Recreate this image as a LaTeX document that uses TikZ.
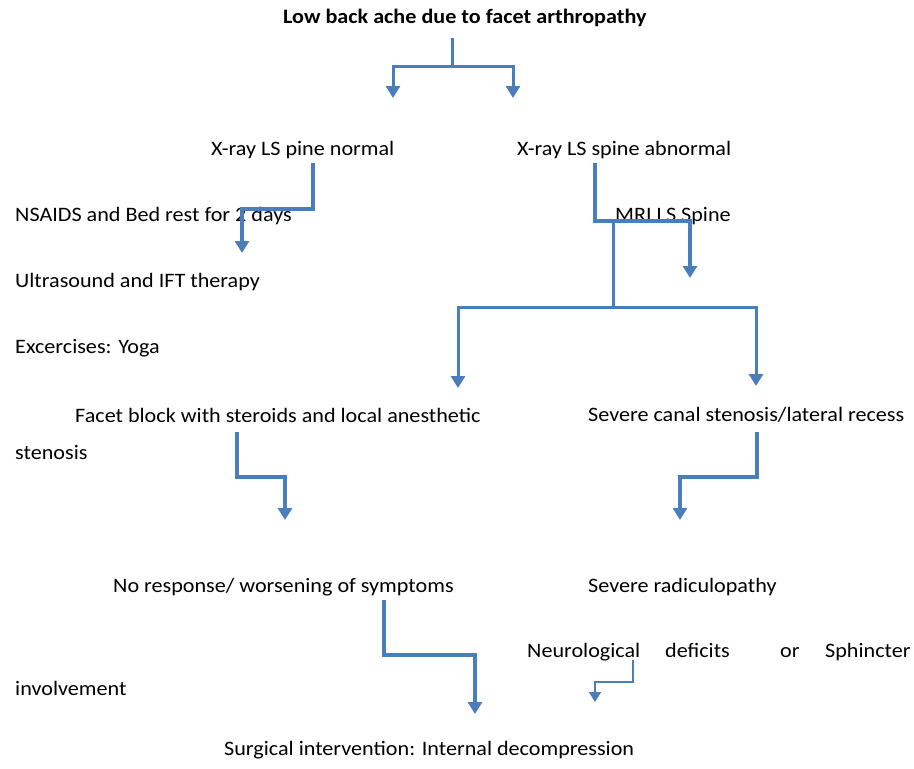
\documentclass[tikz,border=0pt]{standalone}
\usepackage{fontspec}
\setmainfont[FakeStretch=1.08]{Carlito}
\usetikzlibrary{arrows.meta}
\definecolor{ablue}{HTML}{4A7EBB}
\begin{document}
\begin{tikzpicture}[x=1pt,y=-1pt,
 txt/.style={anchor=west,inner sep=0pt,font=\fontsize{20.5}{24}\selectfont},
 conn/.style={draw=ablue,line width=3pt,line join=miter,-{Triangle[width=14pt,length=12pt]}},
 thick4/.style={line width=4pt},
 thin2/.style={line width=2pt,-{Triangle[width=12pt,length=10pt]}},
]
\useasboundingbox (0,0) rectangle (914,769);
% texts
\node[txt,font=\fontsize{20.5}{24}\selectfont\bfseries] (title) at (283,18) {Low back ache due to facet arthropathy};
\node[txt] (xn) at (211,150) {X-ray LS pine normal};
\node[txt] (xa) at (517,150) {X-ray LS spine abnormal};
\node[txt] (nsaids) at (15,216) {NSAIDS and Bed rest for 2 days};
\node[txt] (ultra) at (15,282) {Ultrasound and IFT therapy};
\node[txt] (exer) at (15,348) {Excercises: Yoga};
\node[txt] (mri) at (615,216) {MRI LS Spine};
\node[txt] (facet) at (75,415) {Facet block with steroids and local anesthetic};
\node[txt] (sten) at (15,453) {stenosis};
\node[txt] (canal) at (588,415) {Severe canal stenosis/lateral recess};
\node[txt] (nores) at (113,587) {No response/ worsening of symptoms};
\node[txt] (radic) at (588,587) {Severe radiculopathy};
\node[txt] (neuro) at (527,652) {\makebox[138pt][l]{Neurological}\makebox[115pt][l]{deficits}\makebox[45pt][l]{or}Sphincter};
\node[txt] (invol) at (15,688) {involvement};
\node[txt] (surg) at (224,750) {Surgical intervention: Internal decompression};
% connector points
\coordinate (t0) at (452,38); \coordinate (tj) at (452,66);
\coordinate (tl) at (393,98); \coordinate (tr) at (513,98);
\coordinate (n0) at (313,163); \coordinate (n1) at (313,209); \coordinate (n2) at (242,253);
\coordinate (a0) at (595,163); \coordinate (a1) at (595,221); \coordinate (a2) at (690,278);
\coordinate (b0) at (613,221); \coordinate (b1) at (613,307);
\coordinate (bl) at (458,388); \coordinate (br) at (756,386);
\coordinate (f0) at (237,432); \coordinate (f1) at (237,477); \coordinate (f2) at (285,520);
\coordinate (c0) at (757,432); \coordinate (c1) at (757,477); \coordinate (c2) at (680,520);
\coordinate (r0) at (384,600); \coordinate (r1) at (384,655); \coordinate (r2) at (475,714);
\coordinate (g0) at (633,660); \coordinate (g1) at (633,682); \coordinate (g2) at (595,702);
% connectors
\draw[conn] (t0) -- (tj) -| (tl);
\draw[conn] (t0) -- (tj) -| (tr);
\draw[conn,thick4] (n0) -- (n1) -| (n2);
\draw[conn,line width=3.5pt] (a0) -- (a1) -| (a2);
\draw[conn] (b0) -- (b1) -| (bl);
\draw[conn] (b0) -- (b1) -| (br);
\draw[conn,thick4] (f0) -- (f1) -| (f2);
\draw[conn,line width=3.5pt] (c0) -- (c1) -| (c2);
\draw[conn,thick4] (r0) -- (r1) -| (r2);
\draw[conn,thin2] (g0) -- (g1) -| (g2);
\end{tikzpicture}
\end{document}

● ● ● ● ●

Directions for this task -
Output a faithful copy of the data, with each picture left out.

Answer below -
Recreate this image as a LaTeX document that uses TikZ.
\documentclass[tikz,border=0pt]{standalone}
\usepackage{fontspec}
\setmainfont[FakeStretch=1.08]{Carlito}
\usetikzlibrary{arrows.meta}
\definecolor{ablue}{HTML}{4A7EBB}
\begin{document}
\begin{tikzpicture}[x=1pt,y=-1pt,
 txt/.style={anchor=west,inner sep=0pt,font=\fontsize{20.5}{24}\selectfont},
 conn/.style={draw=ablue,line width=3pt,line join=miter,-{Triangle[width=14pt,length=12pt]}},
 thick4/.style={line width=4pt},
 thin2/.style={line width=2pt,-{Triangle[width=12pt,length=10pt]}},
]
\useasboundingbox (0,0) rectangle (914,769);
% texts
\node[txt,font=\fontsize{20.5}{24}\selectfont\bfseries] (title) at (283,18) {Low back ache due to facet arthropathy};
\node[txt] (xn) at (211,150) {X-ray LS pine normal};
\node[txt] (xa) at (517,150) {X-ray LS spine abnormal};
\node[txt] (nsaids) at (15,216) {NSAIDS and Bed rest for 2 days};
\node[txt] (ultra) at (15,282) {Ultrasound and IFT therapy};
\node[txt] (exer) at (15,348) {Excercises: Yoga};
\node[txt] (mri) at (615,216) {MRI LS Spine};
\node[txt] (facet) at (75,415) {Facet block with steroids and local anesthetic};
\node[txt] (sten) at (15,453) {stenosis};
\node[txt] (canal) at (588,415) {Severe canal stenosis/lateral recess};
\node[txt] (nores) at (113,587) {No response/ worsening of symptoms};
\node[txt] (radic) at (588,587) {Severe radiculopathy};
\node[txt] (neuro) at (527,652) {\makebox[138pt][l]{Neurological}\makebox[115pt][l]{deficits}\makebox[45pt][l]{or}Sphincter};
\node[txt] (invol) at (15,688) {involvement};
\node[txt] (surg) at (224,750) {Surgical intervention: Internal decompression};
% connector points
\coordinate (t0) at (452,38); \coordinate (tj) at (452,66);
\coordinate (tl) at (393,98); \coordinate (tr) at (513,98);
\coordinate (n0) at (313,163); \coordinate (n1) at (313,209); \coordinate (n2) at (242,253);
\coordinate (a0) at (595,163); \coordinate (a1) at (595,221); \coordinate (a2) at (690,278);
\coordinate (b0) at (613,221); \coordinate (b1) at (613,307);
\coordinate (bl) at (458,388); \coordinate (br) at (756,386);
\coordinate (f0) at (237,432); \coordinate (f1) at (237,477); \coordinate (f2) at (285,520);
\coordinate (c0) at (757,432); \coordinate (c1) at (757,477); \coordinate (c2) at (680,520);
\coordinate (r0) at (384,600); \coordinate (r1) at (384,655); \coordinate (r2) at (475,714);
\coordinate (g0) at (633,660); \coordinate (g1) at (633,682); \coordinate (g2) at (595,702);
% connectors
\draw[conn] (t0) -- (tj) -| (tl);
\draw[conn] (t0) -- (tj) -| (tr);
\draw[conn,thick4] (n0) -- (n1) -| (n2);
\draw[conn,line width=3.5pt] (a0) -- (a1) -| (a2);
\draw[conn] (b0) -- (b1) -| (bl);
\draw[conn] (b0) -- (b1) -| (br);
\draw[conn,thick4] (f0) -- (f1) -| (f2);
\draw[conn,line width=3.5pt] (c0) -- (c1) -| (c2);
\draw[conn,thick4] (r0) -- (r1) -| (r2);
\draw[conn,thin2] (g0) -- (g1) -| (g2);
\end{tikzpicture}
\end{document}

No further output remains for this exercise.